** begin **

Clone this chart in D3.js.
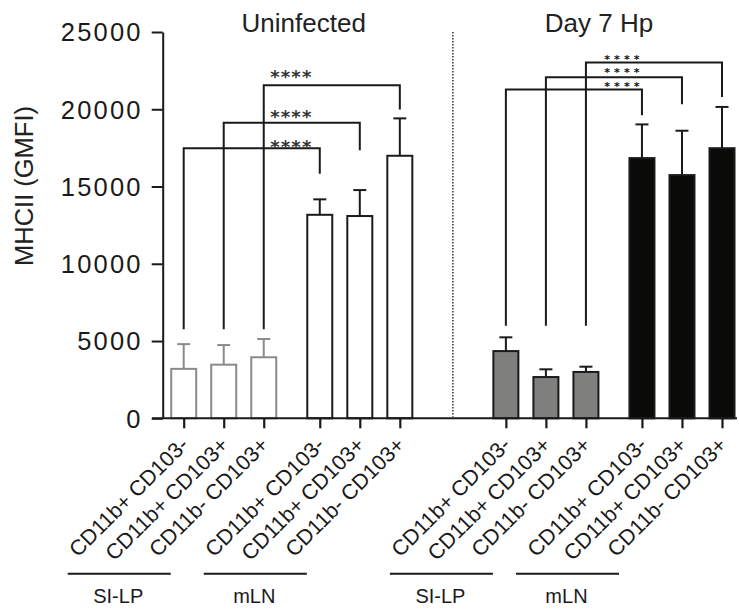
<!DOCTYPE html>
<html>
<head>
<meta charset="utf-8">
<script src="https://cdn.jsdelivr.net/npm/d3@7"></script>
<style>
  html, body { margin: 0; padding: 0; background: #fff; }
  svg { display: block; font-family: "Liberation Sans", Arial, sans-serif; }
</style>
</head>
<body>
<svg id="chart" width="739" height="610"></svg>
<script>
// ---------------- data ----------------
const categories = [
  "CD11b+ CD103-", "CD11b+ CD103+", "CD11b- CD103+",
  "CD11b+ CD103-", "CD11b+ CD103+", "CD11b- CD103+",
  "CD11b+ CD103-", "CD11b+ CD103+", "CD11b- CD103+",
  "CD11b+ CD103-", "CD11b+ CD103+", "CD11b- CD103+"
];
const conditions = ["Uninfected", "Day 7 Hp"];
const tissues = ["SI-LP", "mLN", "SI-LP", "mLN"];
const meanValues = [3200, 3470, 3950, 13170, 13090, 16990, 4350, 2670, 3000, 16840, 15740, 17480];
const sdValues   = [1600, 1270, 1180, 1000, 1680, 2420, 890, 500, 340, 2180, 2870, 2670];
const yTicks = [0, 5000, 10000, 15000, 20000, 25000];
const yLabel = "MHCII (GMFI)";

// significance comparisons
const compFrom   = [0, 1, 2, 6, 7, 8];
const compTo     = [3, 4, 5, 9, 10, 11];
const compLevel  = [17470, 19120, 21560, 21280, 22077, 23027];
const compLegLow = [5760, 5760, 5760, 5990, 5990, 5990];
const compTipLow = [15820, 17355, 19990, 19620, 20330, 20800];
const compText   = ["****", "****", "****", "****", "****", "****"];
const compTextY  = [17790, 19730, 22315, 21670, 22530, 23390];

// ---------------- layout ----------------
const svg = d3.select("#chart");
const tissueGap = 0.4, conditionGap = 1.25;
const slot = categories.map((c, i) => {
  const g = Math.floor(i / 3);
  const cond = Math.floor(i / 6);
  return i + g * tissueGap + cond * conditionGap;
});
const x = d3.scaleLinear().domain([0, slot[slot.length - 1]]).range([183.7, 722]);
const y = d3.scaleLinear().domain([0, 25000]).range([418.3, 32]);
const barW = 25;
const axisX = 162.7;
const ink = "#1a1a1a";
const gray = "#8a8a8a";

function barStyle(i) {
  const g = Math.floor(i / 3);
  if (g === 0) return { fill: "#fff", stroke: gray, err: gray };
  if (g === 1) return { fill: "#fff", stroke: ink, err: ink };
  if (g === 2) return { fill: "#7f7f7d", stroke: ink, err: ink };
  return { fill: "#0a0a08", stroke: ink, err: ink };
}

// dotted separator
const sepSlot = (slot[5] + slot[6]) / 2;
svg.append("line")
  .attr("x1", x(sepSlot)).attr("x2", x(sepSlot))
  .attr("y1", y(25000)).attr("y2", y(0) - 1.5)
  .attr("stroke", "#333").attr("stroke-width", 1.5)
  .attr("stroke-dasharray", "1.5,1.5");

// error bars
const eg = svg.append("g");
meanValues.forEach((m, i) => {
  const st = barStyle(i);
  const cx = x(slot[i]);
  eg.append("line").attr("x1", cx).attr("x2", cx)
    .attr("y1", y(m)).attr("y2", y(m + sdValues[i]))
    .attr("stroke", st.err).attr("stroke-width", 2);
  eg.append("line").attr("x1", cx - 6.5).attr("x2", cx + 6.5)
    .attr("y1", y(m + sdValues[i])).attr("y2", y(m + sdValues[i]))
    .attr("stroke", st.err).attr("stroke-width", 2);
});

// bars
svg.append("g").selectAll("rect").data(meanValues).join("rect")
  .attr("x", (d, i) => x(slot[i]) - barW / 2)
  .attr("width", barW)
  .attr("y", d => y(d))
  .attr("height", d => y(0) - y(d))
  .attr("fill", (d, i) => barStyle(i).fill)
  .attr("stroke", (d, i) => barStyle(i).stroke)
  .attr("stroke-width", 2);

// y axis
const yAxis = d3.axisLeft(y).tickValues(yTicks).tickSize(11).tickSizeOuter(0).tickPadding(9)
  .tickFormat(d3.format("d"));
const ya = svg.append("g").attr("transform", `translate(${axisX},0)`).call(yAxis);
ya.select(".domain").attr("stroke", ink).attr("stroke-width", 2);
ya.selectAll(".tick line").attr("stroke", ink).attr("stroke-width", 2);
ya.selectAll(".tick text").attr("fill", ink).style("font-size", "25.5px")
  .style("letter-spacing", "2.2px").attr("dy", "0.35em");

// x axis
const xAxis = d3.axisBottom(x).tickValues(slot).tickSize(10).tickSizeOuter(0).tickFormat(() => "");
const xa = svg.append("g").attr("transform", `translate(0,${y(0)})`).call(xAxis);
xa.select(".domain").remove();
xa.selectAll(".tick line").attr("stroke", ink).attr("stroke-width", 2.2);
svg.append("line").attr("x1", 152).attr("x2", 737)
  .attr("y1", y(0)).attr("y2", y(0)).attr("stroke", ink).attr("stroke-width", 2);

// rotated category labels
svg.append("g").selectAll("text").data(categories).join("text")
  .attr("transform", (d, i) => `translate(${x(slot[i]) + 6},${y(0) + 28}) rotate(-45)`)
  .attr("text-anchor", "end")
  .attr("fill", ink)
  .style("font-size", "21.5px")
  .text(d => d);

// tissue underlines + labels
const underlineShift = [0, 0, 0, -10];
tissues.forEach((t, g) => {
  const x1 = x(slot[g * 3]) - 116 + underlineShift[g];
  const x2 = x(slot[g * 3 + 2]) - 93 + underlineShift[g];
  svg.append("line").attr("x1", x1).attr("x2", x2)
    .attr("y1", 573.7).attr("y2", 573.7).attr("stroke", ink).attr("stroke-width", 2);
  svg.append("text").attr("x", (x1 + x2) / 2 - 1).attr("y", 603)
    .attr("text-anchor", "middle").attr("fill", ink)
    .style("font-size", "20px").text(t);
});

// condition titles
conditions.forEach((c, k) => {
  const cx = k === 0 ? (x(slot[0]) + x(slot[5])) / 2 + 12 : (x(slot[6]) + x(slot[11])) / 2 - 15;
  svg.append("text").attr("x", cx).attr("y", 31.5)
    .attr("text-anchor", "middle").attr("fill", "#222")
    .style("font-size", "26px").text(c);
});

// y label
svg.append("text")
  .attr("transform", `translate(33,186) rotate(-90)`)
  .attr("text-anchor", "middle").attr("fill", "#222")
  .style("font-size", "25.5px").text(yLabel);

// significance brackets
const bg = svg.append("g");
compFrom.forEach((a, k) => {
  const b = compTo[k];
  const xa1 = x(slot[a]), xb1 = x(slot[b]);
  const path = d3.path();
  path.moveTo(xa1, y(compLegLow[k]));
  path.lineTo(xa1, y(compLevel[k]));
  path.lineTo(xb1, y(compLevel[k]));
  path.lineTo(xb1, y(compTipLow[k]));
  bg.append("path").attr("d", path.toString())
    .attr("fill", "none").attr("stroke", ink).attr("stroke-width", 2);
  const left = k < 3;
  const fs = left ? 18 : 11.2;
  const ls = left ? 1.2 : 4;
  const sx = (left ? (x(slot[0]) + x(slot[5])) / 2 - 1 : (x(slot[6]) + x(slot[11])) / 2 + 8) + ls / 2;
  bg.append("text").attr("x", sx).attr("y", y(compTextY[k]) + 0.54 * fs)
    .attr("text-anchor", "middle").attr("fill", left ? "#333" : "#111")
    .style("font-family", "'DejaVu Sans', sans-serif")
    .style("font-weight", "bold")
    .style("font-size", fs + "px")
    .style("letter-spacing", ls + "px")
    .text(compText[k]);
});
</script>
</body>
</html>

** end **
** begin **

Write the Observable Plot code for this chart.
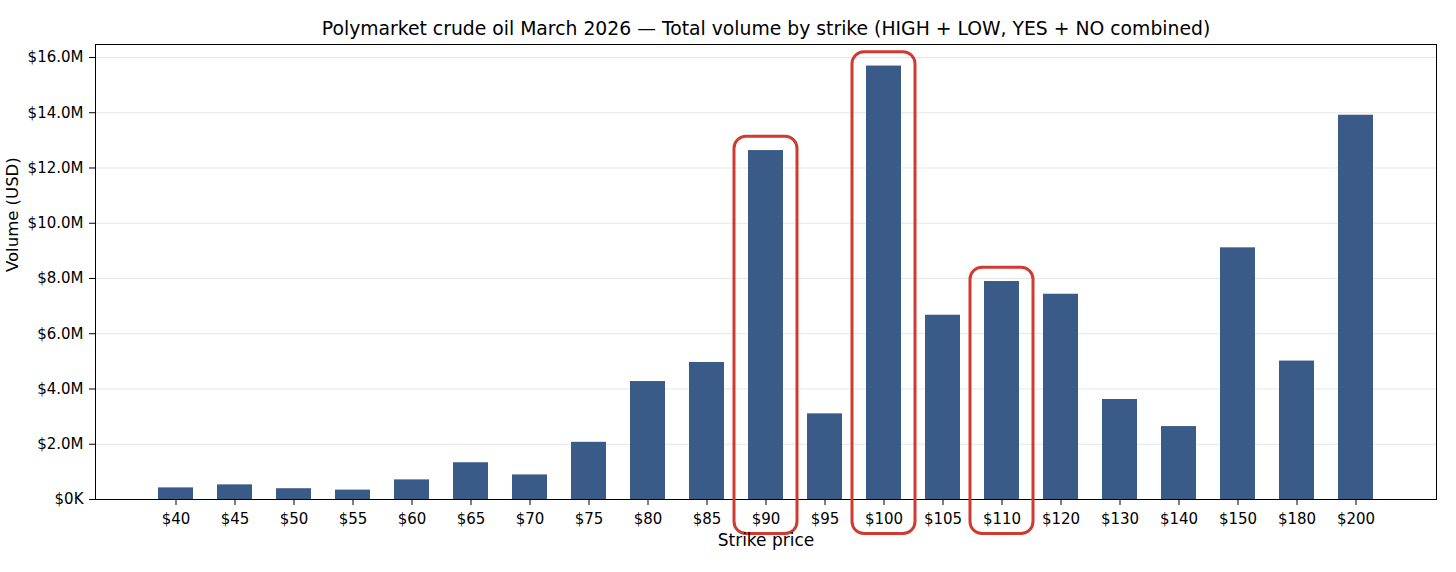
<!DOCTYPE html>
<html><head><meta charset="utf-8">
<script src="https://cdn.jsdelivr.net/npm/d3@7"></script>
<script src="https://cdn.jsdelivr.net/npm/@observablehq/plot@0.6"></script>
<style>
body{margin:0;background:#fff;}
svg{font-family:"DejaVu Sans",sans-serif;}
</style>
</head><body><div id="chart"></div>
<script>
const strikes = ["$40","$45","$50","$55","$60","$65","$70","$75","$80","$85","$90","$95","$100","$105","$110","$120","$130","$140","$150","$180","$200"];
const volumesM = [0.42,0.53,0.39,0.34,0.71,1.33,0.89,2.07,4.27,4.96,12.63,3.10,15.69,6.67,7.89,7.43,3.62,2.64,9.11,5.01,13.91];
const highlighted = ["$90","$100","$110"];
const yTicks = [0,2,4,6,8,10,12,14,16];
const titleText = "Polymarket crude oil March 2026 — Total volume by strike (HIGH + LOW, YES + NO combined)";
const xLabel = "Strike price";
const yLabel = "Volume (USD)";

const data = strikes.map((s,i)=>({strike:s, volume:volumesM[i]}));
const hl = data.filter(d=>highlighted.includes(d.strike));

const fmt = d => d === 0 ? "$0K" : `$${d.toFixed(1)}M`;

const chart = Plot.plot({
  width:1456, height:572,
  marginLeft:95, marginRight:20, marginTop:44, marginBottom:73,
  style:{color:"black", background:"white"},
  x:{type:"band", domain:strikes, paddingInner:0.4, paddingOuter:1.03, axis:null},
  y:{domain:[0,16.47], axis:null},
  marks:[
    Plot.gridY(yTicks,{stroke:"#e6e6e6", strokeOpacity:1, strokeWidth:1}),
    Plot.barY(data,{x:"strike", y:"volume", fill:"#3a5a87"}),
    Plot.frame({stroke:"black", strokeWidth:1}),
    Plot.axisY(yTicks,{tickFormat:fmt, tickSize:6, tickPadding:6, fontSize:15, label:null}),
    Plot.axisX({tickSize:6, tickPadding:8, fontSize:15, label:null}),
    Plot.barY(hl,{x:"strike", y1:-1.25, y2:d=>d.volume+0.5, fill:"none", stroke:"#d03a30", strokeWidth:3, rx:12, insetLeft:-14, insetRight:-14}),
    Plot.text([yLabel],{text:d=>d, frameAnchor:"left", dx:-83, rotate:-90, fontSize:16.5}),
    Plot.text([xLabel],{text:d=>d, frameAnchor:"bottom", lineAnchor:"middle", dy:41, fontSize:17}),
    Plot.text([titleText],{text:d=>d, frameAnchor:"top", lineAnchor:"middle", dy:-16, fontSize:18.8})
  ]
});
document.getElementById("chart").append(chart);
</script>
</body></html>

** end **

What lines above run from the one with "Clone this chart in D3.js." to the one with "21670, 22530, 23390];"? Give them again exactly, ends included, and leave the pictures out.

Clone this chart in D3.js.
<!DOCTYPE html>
<html>
<head>
<meta charset="utf-8">
<script src="https://cdn.jsdelivr.net/npm/d3@7"></script>
<style>
  html, body { margin: 0; padding: 0; background: #fff; }
  svg { display: block; font-family: "Liberation Sans", Arial, sans-serif; }
</style>
</head>
<body>
<svg id="chart" width="739" height="610"></svg>
<script>
// ---------------- data ----------------
const categories = [
  "CD11b+ CD103-", "CD11b+ CD103+", "CD11b- CD103+",
  "CD11b+ CD103-", "CD11b+ CD103+", "CD11b- CD103+",
  "CD11b+ CD103-", "CD11b+ CD103+", "CD11b- CD103+",
  "CD11b+ CD103-", "CD11b+ CD103+", "CD11b- CD103+"
];
const conditions = ["Uninfected", "Day 7 Hp"];
const tissues = ["SI-LP", "mLN", "SI-LP", "mLN"];
const meanValues = [3200, 3470, 3950, 13170, 13090, 16990, 4350, 2670, 3000, 16840, 15740, 17480];
const sdValues   = [1600, 1270, 1180, 1000, 1680, 2420, 890, 500, 340, 2180, 2870, 2670];
const yTicks = [0, 5000, 10000, 15000, 20000, 25000];
const yLabel = "MHCII (GMFI)";

// significance comparisons
const compFrom   = [0, 1, 2, 6, 7, 8];
const compTo     = [3, 4, 5, 9, 10, 11];
const compLevel  = [17470, 19120, 21560, 21280, 22077, 23027];
const compLegLow = [5760, 5760, 5760, 5990, 5990, 5990];
const compTipLow = [15820, 17355, 19990, 19620, 20330, 20800];
const compText   = ["****", "****", "****", "****", "****", "****"];
const compTextY  = [17790, 19730, 22315, 21670, 22530, 23390];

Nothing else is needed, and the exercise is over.